The upland geese from the
Megellanic Straits that came to us in winter - that is to say, our
winter from May to August. And there were two swans, the black-necked,
which has black flesh and is unfit to eat, and the white or Coscoroba
Swan, as good a table bird as there is in the world. And oddly enough
this bird has been known to the natives as a "goose" since the
discovery of America, and now after three centuries our scientific
ornithologists have made the discovery that it is a link between the
geese and swans, but is more goose than swan. It is a beautiful white
bird, with bright red bill and legs, the wings tipped with black; and
has a loud musical cry of three notes, the last prolonged note with a
falling inflection.
These were the birds we sought after in winter; but we could shoot for
the table all the year round, for no sooner was it the duck's pairing
and breeding season than another bird-population from their breeding-
grounds in the arctic and sub-arctic regions came on the scene -
plover, sandpiper, godwit, curlew, whimbrel, - a host of northern
species that made the summerdried pampas their winter abode.
My first attempt at duck-shooting was made at a pond not many minutes'
walk from the house, where I found a pair of shoveller ducks, feeding
in their usual way in the shallow water with head and neck immersed.

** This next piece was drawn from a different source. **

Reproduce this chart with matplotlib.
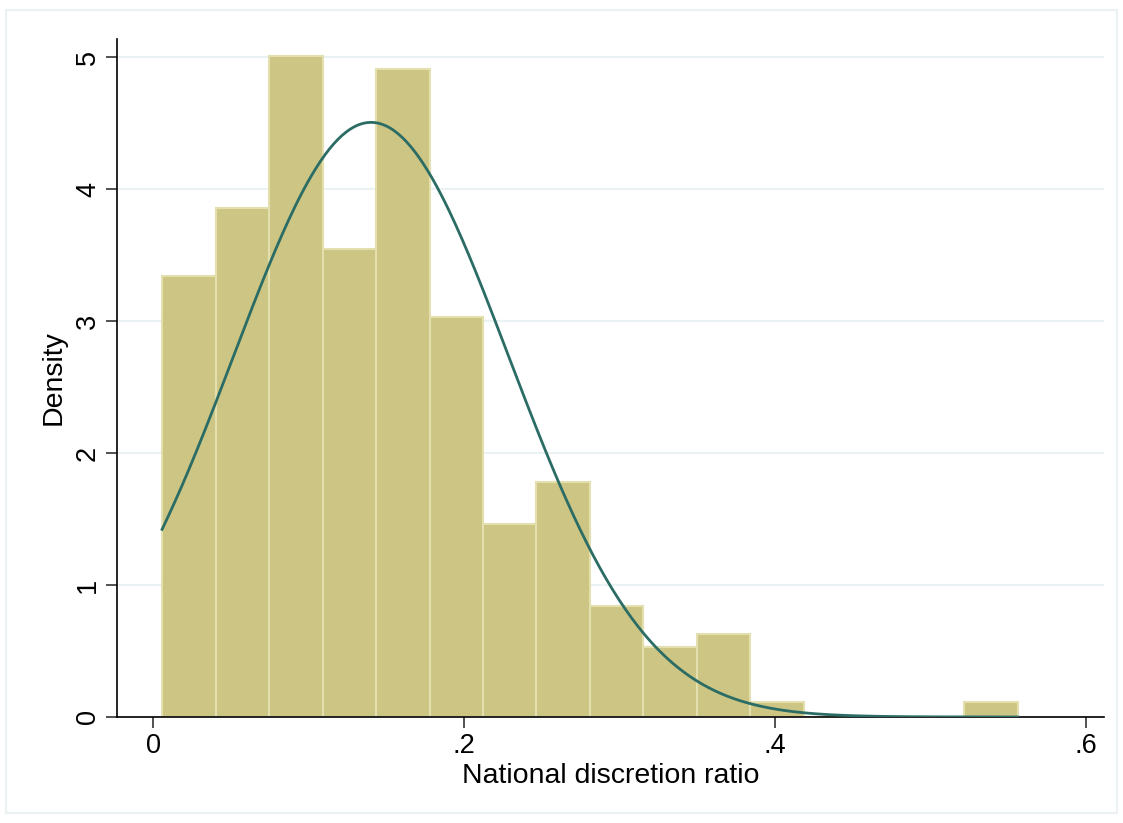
import numpy as np
import matplotlib.pyplot as plt
from matplotlib.patches import Rectangle

# histogram bins
bin_start = 0.0058
bin_width = 0.0344
heights = [3.34, 3.86, 5.01, 3.55, 4.91, 3.03, 1.46, 1.78,
           0.84, 0.53, 0.63, 0.11, 0.0, 0.0, 0.0, 0.11]

# normal density overlay
mu = 0.1402
sd = 0.0885

xticks = [0, 0.2, 0.4, 0.6]
xticklabels = ['0', '.2', '.4', '.6']
yticks = [0, 1, 2, 3, 4, 5]

plt.rcParams['font.family'] = ['Liberation Sans', 'DejaVu Sans']

fig = plt.figure(figsize=(11.23, 8.23), dpi=100)
ax = fig.add_axes([117/1123, 1 - 717/823, (1104-117)/1123, (717-39)/823])

lefts = bin_start + bin_width*np.arange(len(heights))
ax.bar(lefts, heights, width=bin_width, align='edge', color='#cdc584',
       edgecolor='#e3dfae', linewidth=1.5, zorder=2)

xs = np.linspace(bin_start, bin_start + bin_width*len(heights), 400)
ys = np.exp(-(xs - mu)**2/(2*sd**2))/(sd*np.sqrt(2*np.pi))
ax.plot(xs, ys, color='#2b6c65', linewidth=2, zorder=3)

ax.set_xlim(-0.0232, 0.6116)
ax.set_ylim(0, 5.14)
ax.set_xticks(xticks)
ax.set_xticklabels(xticklabels)
ax.set_yticks(yticks)
ax.set_yticklabels([str(t) for t in yticks], rotation=90, va='center')
ax.tick_params(labelsize=19.5, length=8, width=1.2, color='#333333')
ax.yaxis.grid(True, color='#eaf2f3', linewidth=1.5, zorder=0)
ax.set_axisbelow(True)
for s in ['top', 'right']:
    ax.spines[s].set_visible(False)
for s in ['left', 'bottom']:
    ax.spines[s].set_linewidth(1.2)

ax.set_xlabel('National discretion ratio', fontsize=20.5, labelpad=3)
ax.set_ylabel('Density', fontsize=20.5, labelpad=6)

# outer frame
fig.patches.append(Rectangle((6/1123, 1 - 813/823), (1117-6)/1123, (813-10)/823,
                             transform=fig.transFigure, fill=False,
                             edgecolor='#eaf2f3', linewidth=1.5))

fig.savefig('out.png', dpi=100)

Anxious not to fail in this first trial, I got down flat on the ground
and crawled snake-fashion for a distance of fifty or sixty yards,
until I was less than twenty yards from the birds, when I fired and
killed one.
That first duck was a great joy, and having succeeded so well with my
careful tactics, I continued in the same way, confining my attention
to pairs or small parties of three or four birds, when by patiently
creeping a long distance through the grass I could get very close to
them. In this way I shot teal, widgeon, pintail, shovellers, and
finally the noble rosy-bill, which was esteemed for the table above
all the others.
My brother, ambitious of a big bag, invariably went a distance from
home in quest of the large flocks, and despised my way of duck-
shooting; but it sometimes vexed him to find on his return from a
day's expedition that I had succeeded in getting as many birds as
himself without having gone much more than a mile from home.
Some months after I had started shooting I began to have trouble with
my beloved gun, owing to a weakness it had developed in its lock - one
of the infirmities incidental to age which the gunsmiths of Buenos
Ayres were never able to cure effectually.